Kalama: torch; light; lamp

“Kalama, the woman for whom this building was named, was the daughter of Chief Nāihekukui and Chiefess ʻĪʻahuʻula. She was adopted by Chief Kanaʻina and Chiefess Kekāuluohi, the parents of William Charles Lunalilo, Hawaiʻi’s first elected king.

The name Kalama may be translated as ʻtorch,’ or ʻlight,’ or ‘lamp.’ Kalama was also called Hakaleleponi or Kapahuhaili. On February 17, 1837 Kalama married Kamehameha III (Kauikeaouli or Kaleiopapa). Their son, Keaweaweʻulaokalani, had Miriam Kekāuuluohi as a guardian or kahu hānai.
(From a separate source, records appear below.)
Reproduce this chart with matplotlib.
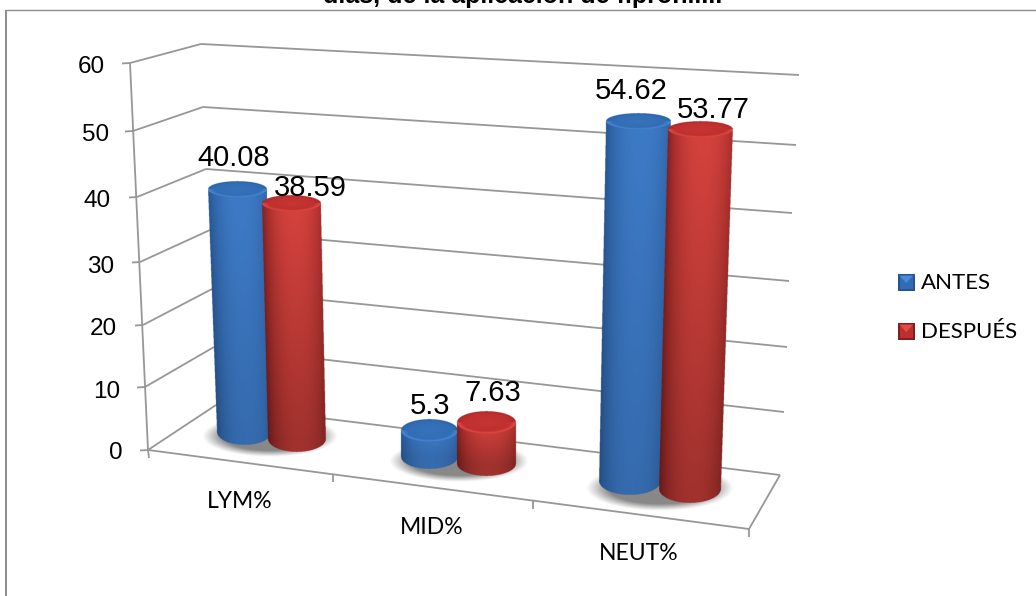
import numpy as np
import matplotlib
matplotlib.use("Agg")
import matplotlib.pyplot as plt
from matplotlib.patches import Polygon

# Data
categories = ["LYM%", "MID%", "NEUT%"]
series_names = ["ANTES", "DESPUÉS"]
antes = [40.08, 5.3, 54.62]
despues = [38.59, 7.63, 53.77]
y_ticks = [0, 10, 20, 30, 40, 50, 60]
title_text = "días, de la aplicación de fipronil..."

# Layout in pixels
W, H = 1036, 596
GRID = "#979797"
front_axis = [(148, 450), (145, 387), (143, 325), (140, 262), (137, 197), (133, 131), (130, 63)]
back_left = [(216, 405), (214, 347), (212, 289), (210, 230), (206, 169), (203, 107), (201, 44)]
back_right = [(780, 475), (784, 412), (787, 347), (789, 281), (792, 213), (796, 145), (799, 75)]
tick_label_pos = [(123, 453), (120, 392), (117, 329), (114, 267), (111, 201), (109, 135), (105, 67)]
category_pos = [(240, 502), (432, 527), (639, 554)]

# Per-bar projection: (base left, base right, base y, top left, top right, px per unit, base ry, top ry)
geom = {
    ("ANTES", 0): (217, 272, 432, 208, 267, 6.04, 13, 8),
    ("DESPUÉS", 0): (268, 326, 439, 262, 321, 6.10, 13, 8),
    ("ANTES", 1): (401, 458, 457, 401, 458, 4.95, 12, 11),
    ("DESPUÉS", 1): (457, 516, 464, 457, 516, 5.40, 12, 11),
    ("ANTES", 2): (599, 661, 481, 606, 671, 6.59, 14, 8),
    ("DESPUÉS", 2): (659, 721, 489, 668, 733, 6.68, 14, 8),
}
label_pos = {
    ("ANTES", 0): (234, 158), ("DESPUÉS", 0): (310, 188),
    ("ANTES", 1): (430, 406), ("DESPUÉS", 1): (493, 393),
    ("ANTES", 2): (631, 91), ("DESPUÉS", 2): (713, 110),
}
shadows = [(270, 436, 68, 21), (459, 461, 70, 21), (660, 488, 74, 23)]

palette = {
    "ANTES": dict(dark=(0.15, 0.33, 0.56), light=(0.24, 0.48, 0.78),
                  cap=(0.19, 0.42, 0.70), rim=(0.29, 0.54, 0.84)),
    "DESPUÉS": dict(dark=(0.50, 0.12, 0.12), light=(0.84, 0.26, 0.24),
                    cap=(0.74, 0.18, 0.18), rim=(0.89, 0.30, 0.27)),
}

fig = plt.figure(figsize=(W / 100, H / 100), dpi=100, facecolor="white")
ax = fig.add_axes([0, 0, 1, 1])
ax.axis("off")


def line(p, q, color=GRID, lw=1.3, z=1):
    ax.plot([p[0], q[0]], [p[1], q[1]], color=color, lw=lw, solid_capstyle="butt", zorder=z)


def shadow(cx, cy, rx, ry):
    xs = np.linspace(cx - rx, cx + rx, 240)
    ys = np.linspace(cy - ry, cy + ry, 100)
    X, Y = np.meshgrid(xs, ys)
    d = np.sqrt(((X - cx) / rx) ** 2 + ((Y - cy) / ry) ** 2)
    a = np.clip((1 - d) / 0.30, 0, 1) ** 1.1 * 0.75
    img = np.zeros(X.shape + (4,))
    img[..., :3] = 0.38
    img[..., 3] = a
    ax.imshow(img, extent=(cx - rx, cx + rx, cy + ry, cy - ry), aspect="auto", zorder=2,
              interpolation="bilinear")


def cylinder(name, idx, value, z):
    bl, br, by, tl, tr, ppu, rb, rt = geom[(name, idx)]
    col = palette[name]
    ty = by - value * ppu
    x0, x1 = min(bl, tl) - 2, max(br, tr) + 2
    y0, y1 = ty - rt - 2, by + rb + 2
    ss = 4
    nx, ny = int((x1 - x0) * ss), int((y1 - y0) * ss)
    X, Y = np.meshgrid(np.linspace(x0, x1, nx), np.linspace(y0, y1, ny))
    t = np.clip((Y - ty) / max(by - ty, 1), 0, 1)
    xl = tl + (bl - tl) * t
    xr = tr + (br - tr) * t
    u = (X - xl) / (xr - xl)
    w = (xr - xl) / 2
    cx = (xl + xr) / 2

    # Body: sides fall off to dark, with the lower part a little deeper
    inside = (u >= 0) & (u <= 1)
    low = np.sqrt(np.clip(1 - ((X - cx) / w) ** 2, 0, 1)) * rb
    mask = inside & (Y >= ty) & (Y <= by + low)
    shade = np.clip(1 - (np.abs(u - 0.55) / 0.55) ** 2.2, 0, 1) ** 0.75
    dim = 1 - (0.12 if name == "ANTES" else 0.25) * t
    rgb = np.zeros(X.shape + (3,))
    for c in range(3):
        rgb[..., c] = (col["dark"][c] + (col["light"][c] - col["dark"][c]) * shade) * dim

    # Cap: flat fill with a bevelled rim catching the light along its lower edge
    rx = (tr - tl) / 2
    ccx = (tl + tr) / 2
    d = np.sqrt(((X - ccx) / rx) ** 2 + ((Y - ty) / rt) ** 2)
    cap = d <= 1
    for c in range(3):
        fill = col["cap"][c] + (col["rim"][c] - col["cap"][c]) * 0.25 * (1 - d)
        rim = np.where(Y > ty, col["rim"][c], col["cap"][c] * 0.92)
        edge = np.clip((d - 0.78) / 0.22, 0, 1)
        rgb[..., c] = np.where(cap, fill + (rim - fill) * edge, rgb[..., c])
    alpha = (mask | cap).astype(float)
    img = np.dstack([rgb, alpha])
    ax.imshow(img, extent=(x0, x1, y1, y0), aspect="auto", zorder=z, interpolation="antialiased")
    return ty


def swatch(x, y, s, name):
    col = palette[name]
    ax.add_patch(Polygon([(x, y), (x + s, y), (x + s, y + s), (x, y + s)],
                         fc=col["dark"], ec="none", zorder=6))
    ax.add_patch(Polygon([(x + 1.5, y + 1.5), (x + s - 1.5, y + 1.5), (x + s - 1.5, y + s - 2), (x + 1.5, y + s - 2)],
                         fc=col["cap"], ec="none", zorder=6.1))
    ax.add_patch(Polygon([(x + 1.5, y + 1.5), (x + s - 1.5, y + 1.5), (x + s / 2, y + s * 0.55)],
                         fc=col["rim"], ec="none", zorder=6.2))


# Chart frame (top and left edges are inside the canvas)
line((5.5, 596), (5.5, 9.5), color="#8c8c8c", lw=1.4)
line((5, 9.5), (W, 9.5), color="#8c8c8c", lw=1.0)

# Walls and floor
for tick, f, bl, br in zip(y_ticks, front_axis, back_left, back_right):
    line(f, bl)
    line(bl, br)
    line((f[0] - 8, f[1] + 0.5), f)
line(front_axis[0], front_axis[-1])
floor_right = (749, 529)
line(front_axis[0], floor_right)
line(floor_right, back_right[0])
line(front_axis[0], (149, 458))
for p in [(333, 474), (533, 501), floor_right]:
    line(p, (p[0], p[1] + 8))

for s in shadows:
    shadow(*s)

# Bars, blue behind red in each group
for i in range(len(categories)):
    cylinder("ANTES", i, antes[i], 3 + i * 0.1)
    cylinder("DESPUÉS", i, despues[i], 3.05 + i * 0.1)

# Value labels
for i in range(len(categories)):
    for name, vals in zip(series_names, (antes, despues)):
        x, y = label_pos[(name, i)]
        ax.text(x, y, f"{vals[i]:g}", ha="center", va="center", fontsize=21,
                family="Liberation Sans", color="black", zorder=7)

for tick, (x, y) in zip(y_ticks, tick_label_pos):
    ax.text(x, y, str(tick), ha="right", va="center", fontsize=17.5,
            family="Liberation Sans", color="black", zorder=7)

for cat, (x, y) in zip(categories, category_pos):
    ax.text(x, y, cat, ha="center", va="center", fontsize=16.5, family="Lato", color="black", zorder=7)

# Legend
for name, y in zip(series_names, (274, 323)):
    swatch(898, y, 16.5, name)
    ax.text(921, y + 9, name, ha="left", va="center", fontsize=16, family="Lato", color="black", zorder=7)

# Title, cut by the top edge of the canvas
ax.text(523, 3.5, title_text, ha="center", va="baseline", fontsize=18, fontweight="bold",
        family="Liberation Sans", color="black", zorder=7)

ax.set_xlim(0, W)
ax.set_ylim(H, 0)
fig.savefig("out.png", dpi=100, facecolor="white")
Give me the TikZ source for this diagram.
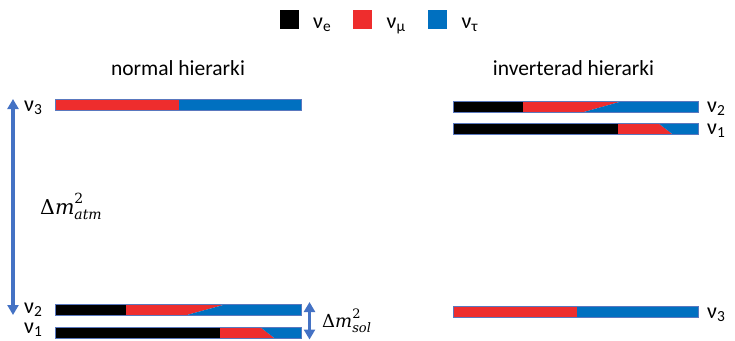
\documentclass[tikz,border=0pt]{standalone}
\usepackage{fontspec}
\setmainfont{Carlito}
\newfontfamily\dvserif{DejaVu Serif}
\usetikzlibrary{arrows.meta}
\definecolor{nred}{RGB}{238,45,45}
\definecolor{nblue}{RGB}{0,112,192}
\definecolor{arrblue}{RGB}{68,114,196}
\definecolor{edgeblue}{RGB}{90,120,190}
\newcommand\nulab[1]{ν\raisebox{-0.32ex}{\scalebox{0.7}{#1}}}
% Delta m^2_{sub} set as text, size #1, script size #2
\newcommand\dmsq[3]{{\dvserif\fontsize{#1}{#1}\selectfont Δ\textit{m}\rlap{\raisebox{0.5em}{\fontsize{#2}{#2}\selectfont 2}}\raisebox{-0.28em}{\fontsize{#2}{#2}\selectfont\itshape #3}}}
\tikzset{
  barbox/.style={draw=edgeblue, line width=0.7pt, minimum width=246pt, minimum height=11.5pt, inner sep=0pt, outer sep=0pt, anchor=north west},
  nutext/.style={font=\fontsize{22}{25}\selectfont, inner sep=0pt, anchor=base west},
  title/.style={font=\fontsize{21.5}{25}\selectfont, inner sep=0pt, anchor=base},
  legbox/.style={minimum width=19pt, minimum height=19pt, inner sep=0pt, anchor=north west},
  dblarrow/.style={draw=arrblue, line width=3.4pt, {Triangle[width=11pt,length=10pt]}-{Triangle[width=11pt,length=10pt]}}
}
\begin{document}
\begin{tikzpicture}[x=1pt,y=-1pt]
\useasboundingbox (0,0) rectangle (735,340);

% legend
\node[legbox, fill=black] (lk) at (280,10) {};
\node[nutext] (le) at (313,28.5) {\nulab{e}};
\node[legbox, fill=nred] (lr) at (353,10) {};
\node[nutext] (lm) at (386.5,28.5) {\nulab{μ}};
\node[legbox, fill=nblue] (lb) at (428,10) {};
\node[nutext] (lt) at (461.5,28.5) {\nulab{τ}};

% titles
\node[title] (tn) at (178,75) {normal hierarki};
\node[title] (ti) at (573.5,75) {inverterad hierarki};

% ---- normal hierarchy ----
% nu3
\fill[nred] (55,99) rectangle (179,110.5);
\fill[nblue] (179,99) rectangle (301,110.5);
\node[barbox] (n3) at (55,99) {};
% nu2
\fill[black] (55,304) rectangle (126,315.5);
\fill[nred] (126,304) -- (227,304) -- (185,315.5) -- (126,315.5) -- cycle;
\fill[nblue] (227,304) -- (301,304) -- (301,315.5) -- (185,315.5) -- cycle;
\node[barbox] (n2) at (55,304) {};
% nu1
\fill[black] (55,327) rectangle (220,338.5);
\fill[nred] (220,327) -- (260,327) -- (275,338.5) -- (220,338.5) -- cycle;
\fill[nblue] (260,327) -- (301,327) -- (301,338.5) -- (275,338.5) -- cycle;
\node[barbox] (n1) at (55,327) {};

\node[nutext] (ln3) at (24,111.5) {\nulab{3}};
\node[nutext] (ln2) at (24,313.5) {\nulab{2}};
\node[nutext] (ln1) at (24,333.5) {\nulab{1}};

\coordinate (atmtop) at (13,99);
\coordinate (atmbot) at (13,315);
\draw[dblarrow] (atmtop) -- (atmbot);
\node[inner sep=0pt, anchor=base west] (datm) at (40,214) {\dmsq{20.5}{14}{atm}};

\coordinate (soltop) at (309.5,302);
\coordinate (solbot) at (309.5,339.5);
\draw[dblarrow] (soltop) -- (solbot);
\node[inner sep=0pt, anchor=base west] (dsol) at (322,327) {\dmsq{18}{13}{sol}};

% ---- inverted hierarchy ----
% nu2
\fill[black] (453,101) rectangle (523,112.5);
\fill[nred] (523,101) -- (623,101) -- (582,112.5) -- (523,112.5) -- cycle;
\fill[nblue] (623,101) -- (698,101) -- (698,112.5) -- (582,112.5) -- cycle;
\node[barbox, minimum width=245pt] (i2) at (453,101) {};
% nu1
\fill[black] (453,123) rectangle (618,134.5);
\fill[nred] (618,123) -- (658,123) -- (673,134.5) -- (618,134.5) -- cycle;
\fill[nblue] (658,123) -- (698,123) -- (698,134.5) -- (673,134.5) -- cycle;
\node[barbox, minimum width=245pt] (i1) at (453,123) {};
% nu3
\fill[nred] (453,306) rectangle (577,317.5);
\fill[nblue] (577,306) rectangle (698,317.5);
\node[barbox, minimum width=245pt] (i3) at (453,306) {};

\node[nutext] (li2) at (707,112) {\nulab{2}};
\node[nutext] (li1) at (707,134) {\nulab{1}};
\node[nutext] (li3) at (707,318) {\nulab{3}};
\end{tikzpicture}
\end{document}
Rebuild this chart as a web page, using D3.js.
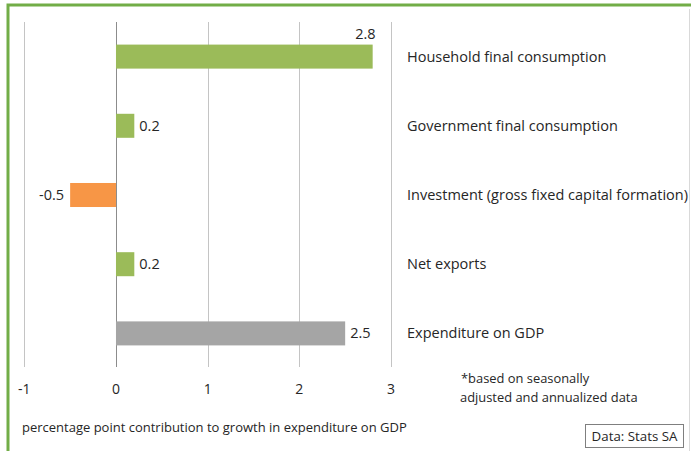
<!DOCTYPE html>
<html>
<head>
<meta charset="utf-8">
<script src="https://cdn.jsdelivr.net/npm/d3@7"></script>
<style>
  html, body { margin: 0; padding: 0; background: #fff; }
  svg { display: block; font-family: "Open Sans", "Noto Sans", sans-serif; }
</style>
</head>
<body>
<svg id="chart" width="691" height="451"></svg>
<script>
// Contributions to growth in expenditure on GDP (percentage points)
const categories = [
  "Household final consumption",
  "Government final consumption",
  "Investment (gross fixed capital formation)",
  "Net exports",
  "Expenditure on GDP"
];
const values = [2.8, 0.2, -0.5, 0.2, 2.5];
const barColors = ["#9bbb59", "#9bbb59", "#f79646", "#9bbb59", "#a5a5a5"];
const xTicks = [-1, 0, 1, 2, 3];
const axisTitle = "percentage point contribution to growth in expenditure on GDP";
const footnote = ["*based on seasonally", "adjusted and annualized data"];
const source = "Data: Stats SA";

const svg = d3.select("#chart");
const fmt = d => d.toFixed(1);   // plain hyphen for negatives

// Frame: green border on left and top, light rule on the right
svg.append("rect").attr("x", 8).attr("y", 5).attr("width", 700).attr("height", 460)
  .attr("fill", "#fff").attr("stroke", "#72ad47").attr("stroke-width", 3);
svg.append("line").attr("x1", 689.5).attr("x2", 689.5).attr("y1", 9).attr("y2", 451)
  .attr("stroke", "#d9d9d9");

const x = d3.scaleLinear().domain([-1, 3]).range([24.3, 391]);
const y = d3.scaleBand().domain(categories).range([22, 368]).paddingInner(0.653).paddingOuter(0.3265);

// Vertical gridlines
svg.append("g").selectAll("line").data(xTicks).join("line")
  .attr("x1", d => Math.round(x(d)) + 0.5).attr("x2", d => Math.round(x(d)) + 0.5)
  .attr("y1", 22).attr("y2", 367)
  .attr("stroke", d => d === 0 ? "#8c8c8c" : "#c4c4c4")
  .attr("stroke-width", 1);

// Bars
svg.append("g").selectAll("rect").data(values).join("rect")
  .attr("x", d => x(Math.min(0, d)))
  .attr("width", d => Math.abs(x(d) - x(0)))
  .attr("y", (d, i) => y(categories[i]))
  .attr("height", y.bandwidth())
  .attr("fill", (d, i) => barColors[i]);

// Value labels
svg.append("g").selectAll("text").data(values).join("text")
  .attr("x", (d, i) => {
    if (i === 0) return x(d) + 3;
    if (d < 0) return x(d) - 6;
    return x(d) + 5;
  })
  .attr("y", (d, i) => i === 0 ? y(categories[i]) - 6 : y(categories[i]) + y.bandwidth() / 2 + 5)
  .attr("text-anchor", (d, i) => (i === 0 || d < 0) ? "end" : "start")
  .attr("font-size", 14.5).attr("fill", "#262626")
  .text(fmt);

// Category labels on the right
svg.append("g").selectAll("text").data(categories).join("text")
  .attr("x", 407)
  .attr("y", d => y(d) + y.bandwidth() / 2 + 5)
  .attr("font-size", 14.5).attr("fill", "#262626")
  .text(d => d);

// X axis tick labels
svg.append("g").selectAll("text").data(xTicks).join("text")
  .attr("x", d => x(d)).attr("y", 394)
  .attr("text-anchor", "middle")
  .attr("font-size", 14).attr("fill", "#262626")
  .text(d => d);

// Axis title
svg.append("text").attr("x", 22).attr("y", 432)
  .attr("font-size", 13).attr("fill", "#262626").text(axisTitle);

// Footnote
svg.append("g").selectAll("text").data(footnote).join("text")
  .attr("x", (d, i) => i === 0 ? 461 : 460)
  .attr("y", (d, i) => 383 + i * 18.5)
  .attr("font-size", 12.9).attr("fill", "#262626").text(d => d);

// Source box
svg.append("rect").attr("x", 585.5).attr("y", 424.5).attr("width", 98).attr("height", 23)
  .attr("fill", "#fff").attr("stroke", "#7f7f7f");
svg.append("text").attr("x", 634.5).attr("y", 441).attr("text-anchor", "middle")
  .attr("font-size", 13.3).attr("fill", "#262626").text(source);
</script>
</body>
</html>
After this child died, Kamehameah III and Kalama adopted Alexander Liholiho, who became their heir apparent.

Queen Kalama was awarded a number of tracts of land in the Great Mahele. Among the best known were Kailua, Kāneʻohe and Hakipuʻu on windward Oʻahu.” (Mitchell, pg. 105)


Kū Kilakila ʻO Kamehameha, Donald D. Kilolani Mitchell, Kamehameha Schools, Honolulu, 1993.